Фрасимах во время нашей беседы неоднократно порывался вмешаться в разговор, но его удерживали сидевшие с ним рядом – так им хотелось выслушать нас до конца. Однако чуть только мы приостановились, когда я задал свой вопрос, Фрасимах уже не мог более стерпеть: весь напрягшись, как дикий зверь, он ринулся на нас, словно готов был нас растерзать.
Мы с Полемархом шарахнулись в испуге, а он прямо-таки закричал:
– Что за чепуху вы несете, Сократ, уже с которых пор! Что вы строите из себя простачков, играя друг с другом в поддавки? Если ты в самом деле хочешь узнать, что такое справедливость, так не задавай вопросов и не кичись тем, что можешь опровергнуть любой ответ. Тебе ведь известно, что легче спрашивать, чем отвечать, нет, ты сам отвечай и скажи, что ты считаешь справедливым. Да не вздумай мне говорить, что это – должное или что это – полезное, или целесообразное, или прибыльное, или пригодное; что бы ты ни говорил, ты мне говори ясно и точно, потому что я и слушать не стану, если ты будешь болтать такой вздор.
Ошеломленный словами Фрасимаха, я взглянул на него с испугом, и мне кажется, что, не взгляни я на него прежде, чем он на меня, я бы прямо онемел; теперь же, когда наша беседа привела его в ярость, я взглянул первым, так что оказался в состоянии отвечать ему и с трепетом сказал:
– Фрасимах, не сердись на нас. Если мы – я и вот он – и погрешили в рассмотрении этих доводов, то, смею тебя уверить, погрешили невольно. Неужели ты думаешь, что если бы мы, к примеру, искали золото, то мы стали бы друг другу поддаваться, так что это помешало бы нам его найти? Между тем мы разыскиваем справедливость – предмет драгоценнее всякого золота, ужели же мы так бессмысленно уступаем друг другу и не прилагаем всяческих стараний, чтобы его отыскать? Ты только подумай, мой друг! Нет, это, по-моему, просто оказалось выше наших сил, так что вам, кому это под силу, гораздо приличнее пожалеть нас, чем сердиться.
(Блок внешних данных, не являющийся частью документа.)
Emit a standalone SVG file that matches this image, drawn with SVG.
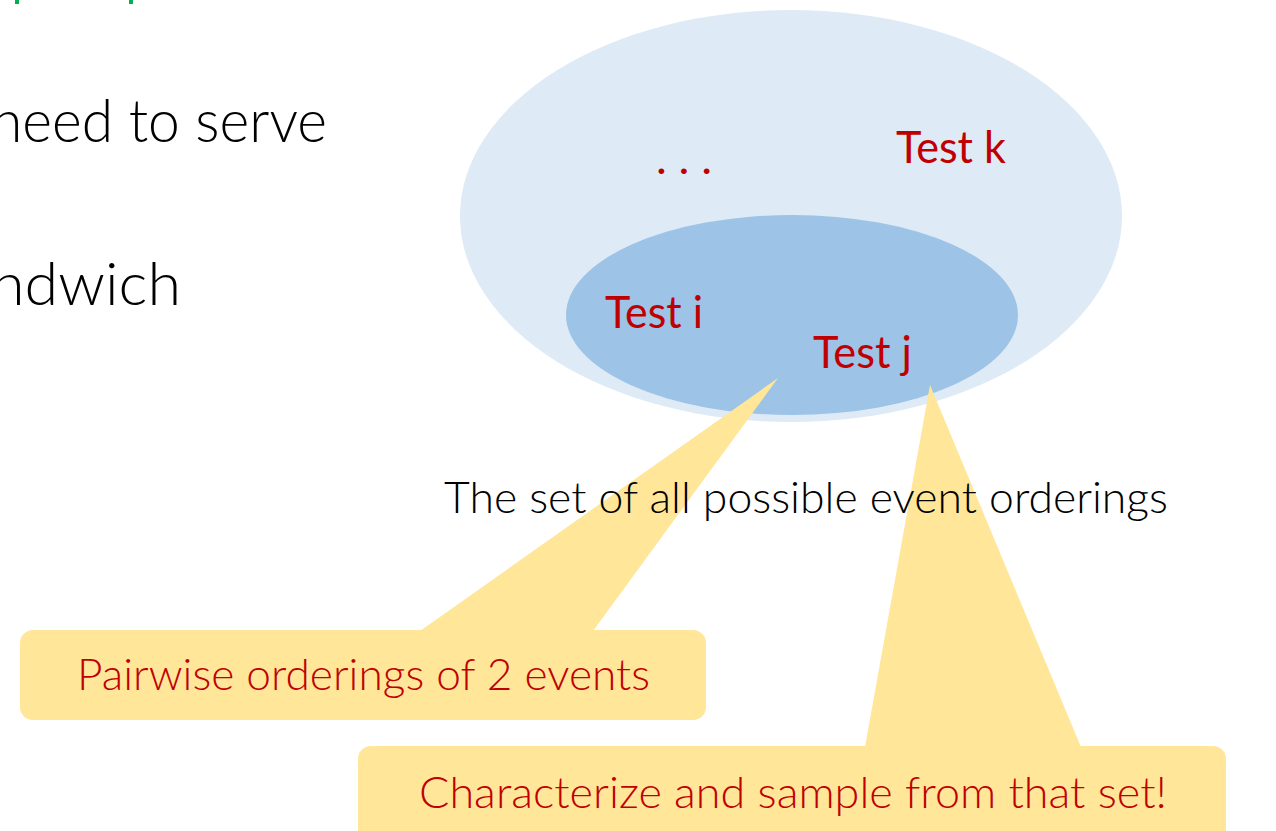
<svg xmlns="http://www.w3.org/2000/svg" width="1276" height="831" viewBox="0 0 1276 831">
  <style>
    .body { font-family: Lato, "Open Sans", "Liberation Sans", sans-serif; font-weight: 300; fill: #000000; }
    .red { font-family: Lato, "Open Sans", "Liberation Sans", sans-serif; font-weight: 400; fill: #C00000; }
    .red-light { font-family: Lato, "Open Sans", "Liberation Sans", sans-serif; font-weight: 300; fill: #C00000; }
    .callout { fill: #FFE699; }
  </style>
  <rect width="1276" height="831" fill="#FFFFFF"/>

  <!-- slide title descenders at the top edge -->
  <g id="title-marks" fill="#00B050">
    <rect x="15" y="0" width="4" height="4"/>
    <rect x="129" y="0" width="4" height="4"/>
  </g>

  <!-- bullet text fragments on the left -->
  <g id="bullets">
    <text class="body" x="-9" y="142" font-size="60" textLength="336" lengthAdjust="spacingAndGlyphs">need to serve</text>
    <text class="body" x="-9" y="305" font-size="60" textLength="190" lengthAdjust="spacingAndGlyphs">ndwich</text>
  </g>

  <!-- set of all orderings -->
  <g id="all-orderings">
    <ellipse cx="791" cy="216" rx="331" ry="206" fill="#DEEAF6"/>
  </g>
  <g id="pairwise-subset">
    <ellipse cx="792" cy="315" rx="226" ry="100" fill="#9DC3E6"/>
  </g>

  <!-- callout pointers -->
  <g id="connectors" class="callout">
    <polygon points="420,631 593,631 778,378"/>
    <polygon points="865,747 1081,747 930,385"/>
  </g>

  <g id="callout-pairwise">
    <rect class="callout" x="20" y="630" width="686" height="90" rx="13"/>
    <text class="red-light" x="77" y="690" font-size="44" textLength="573" lengthAdjust="spacingAndGlyphs">Pairwise orderings of 2 events</text>
  </g>

  <g id="callout-sample">
    <rect class="callout" x="358" y="746" width="868" height="100" rx="13"/>
    <text class="red-light" x="419" y="808" font-size="44" textLength="748" lengthAdjust="spacingAndGlyphs">Characterize and sample from that set!</text>
  </g>

  <!-- labels -->
  <g id="label-dots">
    <text class="red" x="656" y="174" font-size="44" textLength="56" lengthAdjust="spacingAndGlyphs">. . .</text>
  </g>
  <g id="label-test-k">
    <text class="red" x="896" y="163" font-size="44" textLength="110" lengthAdjust="spacingAndGlyphs">Test k</text>
  </g>
  <g id="label-test-i">
    <text class="red" x="605" y="328" font-size="44" textLength="98" lengthAdjust="spacingAndGlyphs">Test i</text>
  </g>
  <g id="label-test-j">
    <text class="red" x="813" y="368" font-size="44" textLength="99" lengthAdjust="spacingAndGlyphs">Test j</text>
  </g>
  <g id="caption">
    <text class="body" x="444" y="513" font-size="44" textLength="724" lengthAdjust="spacingAndGlyphs">The set of all possible event orderings</text>
  </g>
</svg>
Услышав это, Фрасимах усмехнулся весьма сардонически и сказал:
– О Геракл! Вот она, обычная ирония Сократа! Я уж и здесь всем заранее говорил, что ты не пожелаешь отвечать, прикинешься простачком и станешь делать все что угодно, только бы увернуться от ответа, если кто тебя спросит.
– Ты мудр, Фрасимах, – сказал я, – и прекрасно знаешь, что если ты спросишь, из каких чисел состоит двенадцать, но, задавая свой вопрос, заранее предупредишь: «Только ты мне не вздумай говорить, братец, что двенадцать – это дважды шесть, или трижды четыре, или шестью два, или четырежды три, иначе я и слушать не стану, если ты будешь молоть такой вздор», то тебе будет заранее ясно, думаю я, что никто не ответит на такой твой вопрос. Но если тебе скажут: «Как же так, Фрасимах? В моих ответах не должно быть ничего из того, о чем ты предупредил? А если выходит именно так, чудак ты, я все-таки должен говорить вопреки истине? Или как ты считаешь?» Что ты на это скажешь?